GIVEN INSTRUCTION »
Type out the data exactly as given. Skip any image.

DATA EXCERPT »
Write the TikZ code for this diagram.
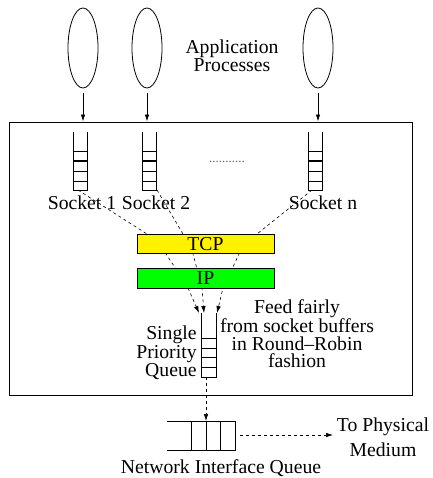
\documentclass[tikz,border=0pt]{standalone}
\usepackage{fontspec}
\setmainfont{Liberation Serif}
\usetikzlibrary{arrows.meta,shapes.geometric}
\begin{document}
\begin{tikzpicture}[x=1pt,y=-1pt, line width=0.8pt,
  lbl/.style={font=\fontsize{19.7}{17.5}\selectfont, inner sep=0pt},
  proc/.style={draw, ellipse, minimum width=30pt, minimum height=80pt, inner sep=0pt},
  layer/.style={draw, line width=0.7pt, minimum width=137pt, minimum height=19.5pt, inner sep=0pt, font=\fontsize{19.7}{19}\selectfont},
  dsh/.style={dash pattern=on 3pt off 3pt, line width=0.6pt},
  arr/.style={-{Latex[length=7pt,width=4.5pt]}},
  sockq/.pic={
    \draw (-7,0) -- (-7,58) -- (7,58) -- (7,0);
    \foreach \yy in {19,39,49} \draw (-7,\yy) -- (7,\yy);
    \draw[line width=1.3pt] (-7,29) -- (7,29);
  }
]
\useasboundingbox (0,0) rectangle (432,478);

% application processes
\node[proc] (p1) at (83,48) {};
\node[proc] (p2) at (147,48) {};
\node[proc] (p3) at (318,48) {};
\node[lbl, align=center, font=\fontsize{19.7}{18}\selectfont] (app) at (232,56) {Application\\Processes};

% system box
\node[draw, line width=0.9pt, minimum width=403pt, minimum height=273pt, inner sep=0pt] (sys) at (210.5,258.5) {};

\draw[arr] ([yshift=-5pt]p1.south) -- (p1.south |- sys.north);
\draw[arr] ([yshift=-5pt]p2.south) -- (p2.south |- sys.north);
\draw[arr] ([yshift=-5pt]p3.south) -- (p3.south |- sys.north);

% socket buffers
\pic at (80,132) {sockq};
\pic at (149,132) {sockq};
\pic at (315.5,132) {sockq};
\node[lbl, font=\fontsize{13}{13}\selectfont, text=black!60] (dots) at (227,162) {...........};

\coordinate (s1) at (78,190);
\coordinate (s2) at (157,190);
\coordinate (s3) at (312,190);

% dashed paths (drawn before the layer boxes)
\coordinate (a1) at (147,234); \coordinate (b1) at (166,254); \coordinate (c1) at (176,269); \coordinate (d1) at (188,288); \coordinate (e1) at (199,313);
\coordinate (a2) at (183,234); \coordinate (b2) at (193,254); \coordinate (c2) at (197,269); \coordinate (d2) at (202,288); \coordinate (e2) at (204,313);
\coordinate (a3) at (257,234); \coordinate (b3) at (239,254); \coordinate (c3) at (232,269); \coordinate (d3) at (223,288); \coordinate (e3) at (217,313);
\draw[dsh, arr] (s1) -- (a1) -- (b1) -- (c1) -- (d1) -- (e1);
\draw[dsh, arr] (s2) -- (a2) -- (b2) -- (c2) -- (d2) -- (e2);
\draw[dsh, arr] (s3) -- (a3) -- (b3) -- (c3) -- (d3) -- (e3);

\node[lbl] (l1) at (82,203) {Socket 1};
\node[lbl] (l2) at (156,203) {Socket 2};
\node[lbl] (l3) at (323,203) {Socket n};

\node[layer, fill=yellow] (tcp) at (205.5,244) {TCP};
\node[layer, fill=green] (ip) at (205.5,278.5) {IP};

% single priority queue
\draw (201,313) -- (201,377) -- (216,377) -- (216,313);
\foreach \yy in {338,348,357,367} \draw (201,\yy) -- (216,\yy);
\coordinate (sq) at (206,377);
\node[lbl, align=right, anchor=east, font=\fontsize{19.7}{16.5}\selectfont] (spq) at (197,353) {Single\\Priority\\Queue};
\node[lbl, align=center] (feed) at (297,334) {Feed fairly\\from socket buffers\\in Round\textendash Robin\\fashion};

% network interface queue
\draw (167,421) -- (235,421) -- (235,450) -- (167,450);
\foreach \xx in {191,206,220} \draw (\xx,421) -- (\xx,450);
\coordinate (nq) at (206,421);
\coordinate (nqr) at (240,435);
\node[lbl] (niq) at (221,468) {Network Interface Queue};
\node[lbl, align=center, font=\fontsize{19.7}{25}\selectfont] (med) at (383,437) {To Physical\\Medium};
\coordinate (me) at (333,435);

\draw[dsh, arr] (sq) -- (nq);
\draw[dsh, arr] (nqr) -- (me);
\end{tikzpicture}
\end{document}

RESULT OF THIS EXERCISE »
Write the TikZ code for this diagram.
\documentclass[tikz,border=0pt]{standalone}
\usepackage{fontspec}
\setmainfont{Liberation Serif}
\usetikzlibrary{arrows.meta,shapes.geometric}
\begin{document}
\begin{tikzpicture}[x=1pt,y=-1pt, line width=0.8pt,
  lbl/.style={font=\fontsize{19.7}{17.5}\selectfont, inner sep=0pt},
  proc/.style={draw, ellipse, minimum width=30pt, minimum height=80pt, inner sep=0pt},
  layer/.style={draw, line width=0.7pt, minimum width=137pt, minimum height=19.5pt, inner sep=0pt, font=\fontsize{19.7}{19}\selectfont},
  dsh/.style={dash pattern=on 3pt off 3pt, line width=0.6pt},
  arr/.style={-{Latex[length=7pt,width=4.5pt]}},
  sockq/.pic={
    \draw (-7,0) -- (-7,58) -- (7,58) -- (7,0);
    \foreach \yy in {19,39,49} \draw (-7,\yy) -- (7,\yy);
    \draw[line width=1.3pt] (-7,29) -- (7,29);
  }
]
\useasboundingbox (0,0) rectangle (432,478);

% application processes
\node[proc] (p1) at (83,48) {};
\node[proc] (p2) at (147,48) {};
\node[proc] (p3) at (318,48) {};
\node[lbl, align=center, font=\fontsize{19.7}{18}\selectfont] (app) at (232,56) {Application\\Processes};

% system box
\node[draw, line width=0.9pt, minimum width=403pt, minimum height=273pt, inner sep=0pt] (sys) at (210.5,258.5) {};

\draw[arr] ([yshift=-5pt]p1.south) -- (p1.south |- sys.north);
\draw[arr] ([yshift=-5pt]p2.south) -- (p2.south |- sys.north);
\draw[arr] ([yshift=-5pt]p3.south) -- (p3.south |- sys.north);

% socket buffers
\pic at (80,132) {sockq};
\pic at (149,132) {sockq};
\pic at (315.5,132) {sockq};
\node[lbl, font=\fontsize{13}{13}\selectfont, text=black!60] (dots) at (227,162) {...........};

\coordinate (s1) at (78,190);
\coordinate (s2) at (157,190);
\coordinate (s3) at (312,190);

% dashed paths (drawn before the layer boxes)
\coordinate (a1) at (147,234); \coordinate (b1) at (166,254); \coordinate (c1) at (176,269); \coordinate (d1) at (188,288); \coordinate (e1) at (199,313);
\coordinate (a2) at (183,234); \coordinate (b2) at (193,254); \coordinate (c2) at (197,269); \coordinate (d2) at (202,288); \coordinate (e2) at (204,313);
\coordinate (a3) at (257,234); \coordinate (b3) at (239,254); \coordinate (c3) at (232,269); \coordinate (d3) at (223,288); \coordinate (e3) at (217,313);
\draw[dsh, arr] (s1) -- (a1) -- (b1) -- (c1) -- (d1) -- (e1);
\draw[dsh, arr] (s2) -- (a2) -- (b2) -- (c2) -- (d2) -- (e2);
\draw[dsh, arr] (s3) -- (a3) -- (b3) -- (c3) -- (d3) -- (e3);

\node[lbl] (l1) at (82,203) {Socket 1};
\node[lbl] (l2) at (156,203) {Socket 2};
\node[lbl] (l3) at (323,203) {Socket n};

\node[layer, fill=yellow] (tcp) at (205.5,244) {TCP};
\node[layer, fill=green] (ip) at (205.5,278.5) {IP};

% single priority queue
\draw (201,313) -- (201,377) -- (216,377) -- (216,313);
\foreach \yy in {338,348,357,367} \draw (201,\yy) -- (216,\yy);
\coordinate (sq) at (206,377);
\node[lbl, align=right, anchor=east, font=\fontsize{19.7}{16.5}\selectfont] (spq) at (197,353) {Single\\Priority\\Queue};
\node[lbl, align=center] (feed) at (297,334) {Feed fairly\\from socket buffers\\in Round\textendash Robin\\fashion};

% network interface queue
\draw (167,421) -- (235,421) -- (235,450) -- (167,450);
\foreach \xx in {191,206,220} \draw (\xx,421) -- (\xx,450);
\coordinate (nq) at (206,421);
\coordinate (nqr) at (240,435);
\node[lbl] (niq) at (221,468) {Network Interface Queue};
\node[lbl, align=center, font=\fontsize{19.7}{25}\selectfont] (med) at (383,437) {To Physical\\Medium};
\coordinate (me) at (333,435);

\draw[dsh, arr] (sq) -- (nq);
\draw[dsh, arr] (nqr) -- (me);
\end{tikzpicture}
\end{document}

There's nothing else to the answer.